▶ [WRITTEN REQUEST] Faithfully return all lines, omitting every embedded picture.
>>>>>
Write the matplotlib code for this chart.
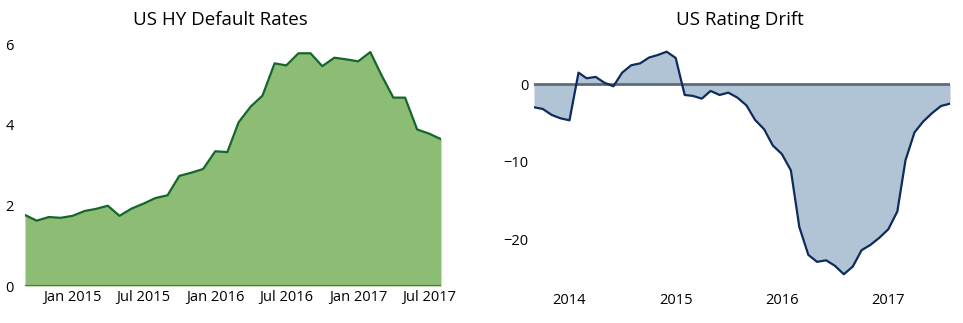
import matplotlib
matplotlib.use("Agg")
import matplotlib.pyplot as plt
import matplotlib.dates as mdates
import numpy as np
import pandas as pd
from matplotlib import font_manager

names = {f.name for f in font_manager.fontManager.ttflist}
tick_font = "Liberation Sans Narrow" if "Liberation Sans Narrow" in names else "Open Sans"
print("tick font:", tick_font)

# Data
hy_dates = pd.date_range("2014-09-01", periods=36, freq="MS")
hy_default = [1.76, 1.62, 1.71, 1.69, 1.74, 1.86, 1.91, 1.99, 1.74, 1.92,
              2.04, 2.18, 2.25, 2.73, 2.81, 2.90, 3.34, 3.32, 4.06, 4.45,
              4.72, 5.52, 5.47, 5.77, 5.77, 5.45, 5.66, 5.62, 5.57, 5.80,
              5.24, 4.67, 4.67, 3.88, 3.78, 3.64]

drift_dates = pd.date_range("2013-09-01", periods=48, freq="MS")
rating_drift = [-2.97, -3.18, -3.96, -4.39, -4.65, 1.5, 0.77, 0.95, 0.2, -0.26,
                1.5, 2.45, 2.7, 3.44, 3.78, 4.2, 3.4, -1.38, -1.5, -1.85,
                -0.86, -1.38, -1.08, -1.72, -2.71, -4.6, -5.8, -7.9, -9.0, -11.1,
                -18.4, -22.0, -22.9, -22.7, -23.4, -24.5, -23.5, -21.4, -20.7, -19.8,
                -18.7, -16.4, -9.8, -6.2, -4.8, -3.7, -2.8, -2.5]

hy_yticks = [0, 2, 4, 6]
drift_yticks = [-20, -10, 0]

fig = plt.figure(figsize=(9.63, 3.23), dpi=100)

# Left chart
ax1 = fig.add_axes([25/963, 37/323, 416/963, 242/323])
ax1.fill_between(hy_dates, 0, hy_default, color="#8dbd74", lw=0)
ax1.plot(hy_dates, hy_default, color="#14662a", lw=1.6)
ax1.axhline(0, color="#7a6440", lw=1.6)
ax1.set_xlim(hy_dates[0], hy_dates[-1])
ax1.set_ylim(0, 6)
ax1.set_yticks(hy_yticks)
ax1.xaxis.set_major_locator(mdates.MonthLocator(bymonth=[1, 7]))
ax1.xaxis.set_major_formatter(mdates.DateFormatter("%b %Y"))
for s in ax1.spines.values():
    s.set_visible(False)
ax1.tick_params(length=0, labelsize=10.5, pad=3)
ax1.tick_params(axis="y", pad=8)

# Right chart
ax2 = fig.add_axes([534/963, 41/323, 416/963, 236.5/323])
ax2.fill_between(drift_dates, 0, rating_drift, color="#b1c4d6", lw=0)
ax2.axhline(0, color="#5f6b78", lw=2.0)
ax2.plot(drift_dates, rating_drift, color="#0e2b5c", lw=1.6)
ax2.set_xlim(drift_dates[0], drift_dates[-1])
ax2.set_ylim(-25.5, 5)
ax2.set_yticks(drift_yticks)
ax2.xaxis.set_major_locator(mdates.YearLocator())
ax2.xaxis.set_major_formatter(mdates.DateFormatter("%Y"))
for s in ax2.spines.values():
    s.set_visible(False)
ax2.tick_params(length=0, labelsize=10.5, pad=8)
ax2.tick_params(axis="y", pad=4)

for ax in (ax1, ax2):
    for lab in ax.get_xticklabels() + ax.get_yticklabels():
        lab.set_fontfamily(tick_font)

fig.text(220/963, 1 - 20/323, "US HY Default Rates", ha="center", va="center",
         fontsize=13.5, family="Open Sans")
fig.text(740/963, 1 - 20/323, "US Rating Drift", ha="center", va="center",
         fontsize=13.5, family="Open Sans")

fig.savefig("out.png", dpi=100)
<<<<<
▶ [TASK RESULT]
Write the matplotlib code for this chart.
import matplotlib
matplotlib.use("Agg")
import matplotlib.pyplot as plt
import matplotlib.dates as mdates
import numpy as np
import pandas as pd
from matplotlib import font_manager

names = {f.name for f in font_manager.fontManager.ttflist}
tick_font = "Liberation Sans Narrow" if "Liberation Sans Narrow" in names else "Open Sans"
print("tick font:", tick_font)

# Data
hy_dates = pd.date_range("2014-09-01", periods=36, freq="MS")
hy_default = [1.76, 1.62, 1.71, 1.69, 1.74, 1.86, 1.91, 1.99, 1.74, 1.92,
              2.04, 2.18, 2.25, 2.73, 2.81, 2.90, 3.34, 3.32, 4.06, 4.45,
              4.72, 5.52, 5.47, 5.77, 5.77, 5.45, 5.66, 5.62, 5.57, 5.80,
              5.24, 4.67, 4.67, 3.88, 3.78, 3.64]

drift_dates = pd.date_range("2013-09-01", periods=48, freq="MS")
rating_drift = [-2.97, -3.18, -3.96, -4.39, -4.65, 1.5, 0.77, 0.95, 0.2, -0.26,
                1.5, 2.45, 2.7, 3.44, 3.78, 4.2, 3.4, -1.38, -1.5, -1.85,
                -0.86, -1.38, -1.08, -1.72, -2.71, -4.6, -5.8, -7.9, -9.0, -11.1,
                -18.4, -22.0, -22.9, -22.7, -23.4, -24.5, -23.5, -21.4, -20.7, -19.8,
                -18.7, -16.4, -9.8, -6.2, -4.8, -3.7, -2.8, -2.5]

hy_yticks = [0, 2, 4, 6]
drift_yticks = [-20, -10, 0]

fig = plt.figure(figsize=(9.63, 3.23), dpi=100)

# Left chart
ax1 = fig.add_axes([25/963, 37/323, 416/963, 242/323])
ax1.fill_between(hy_dates, 0, hy_default, color="#8dbd74", lw=0)
ax1.plot(hy_dates, hy_default, color="#14662a", lw=1.6)
ax1.axhline(0, color="#7a6440", lw=1.6)
ax1.set_xlim(hy_dates[0], hy_dates[-1])
ax1.set_ylim(0, 6)
ax1.set_yticks(hy_yticks)
ax1.xaxis.set_major_locator(mdates.MonthLocator(bymonth=[1, 7]))
ax1.xaxis.set_major_formatter(mdates.DateFormatter("%b %Y"))
for s in ax1.spines.values():
    s.set_visible(False)
ax1.tick_params(length=0, labelsize=10.5, pad=3)
ax1.tick_params(axis="y", pad=8)

# Right chart
ax2 = fig.add_axes([534/963, 41/323, 416/963, 236.5/323])
ax2.fill_between(drift_dates, 0, rating_drift, color="#b1c4d6", lw=0)
ax2.axhline(0, color="#5f6b78", lw=2.0)
ax2.plot(drift_dates, rating_drift, color="#0e2b5c", lw=1.6)
ax2.set_xlim(drift_dates[0], drift_dates[-1])
ax2.set_ylim(-25.5, 5)
ax2.set_yticks(drift_yticks)
ax2.xaxis.set_major_locator(mdates.YearLocator())
ax2.xaxis.set_major_formatter(mdates.DateFormatter("%Y"))
for s in ax2.spines.values():
    s.set_visible(False)
ax2.tick_params(length=0, labelsize=10.5, pad=8)
ax2.tick_params(axis="y", pad=4)

for ax in (ax1, ax2):
    for lab in ax.get_xticklabels() + ax.get_yticklabels():
        lab.set_fontfamily(tick_font)

fig.text(220/963, 1 - 20/323, "US HY Default Rates", ha="center", va="center",
         fontsize=13.5, family="Open Sans")
fig.text(740/963, 1 - 20/323, "US Rating Drift", ha="center", va="center",
         fontsize=13.5, family="Open Sans")

fig.savefig("out.png", dpi=100)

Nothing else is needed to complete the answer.